More public housing should be provided for tens of thousands of middle-aged single people on low incomes, according to housing advisers.
They are concerned that 35,000 people waiting for public rental flats, who are aged between 30 and 60, normally face delays of years before they can be housed.
The view emerged in talks at the Housing Authority and in a meeting of the housing panel of the Legislative Council yesterday.
'Some of these men and women are not well-educated, working as casual labourers and earning just six or seven thousands dollars a month,' panel chairman Lee Wing-tat said.
'But they pay almost half their income to rent a subdivided flat in the private sector.
'They may need to wait as long as 10 years to be housed and by that time they will be over 40. I don't think their housing needs are less than the general household's.'
The Housing Department's pledge of a three-year waiting time for rental flats applies only to households with two or more members and to the elderly.

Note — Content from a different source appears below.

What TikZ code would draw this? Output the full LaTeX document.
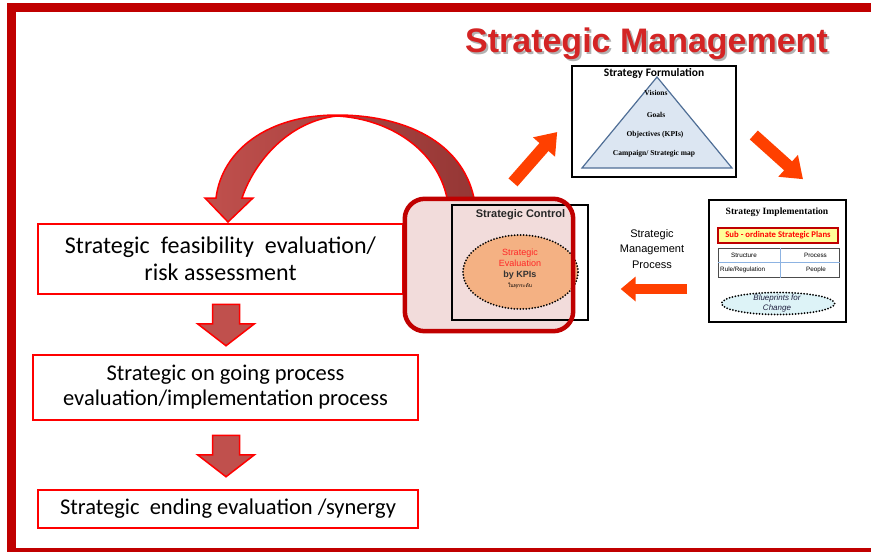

Historically, only about 10 per cent of all public rental homes have been made available for non-elderly singles, a figure which grew this year to 16 per cent.
Among 155,600 applicants waiting for public rental flats, 66,600 are non-elderly singles. Of these, 35,000 are over 30. The remaining 31,600 singles are young people, 40 per cent of whom are students.
Housing Authority member Michael Choi Ngai-min said some members wanted more small flats to cater for the middle-aged singles.
'Many of us also felt that the government should raise the annual 15,000-flat-a-year construction target as the number of people on the waiting list is growing by 10 per cent each year,' Choi said.
Secretary for Housing and Transport Eva Cheng said families and old people should have priority, but she would leave it to the Housing Authority to consider if changes were necessary to help singles.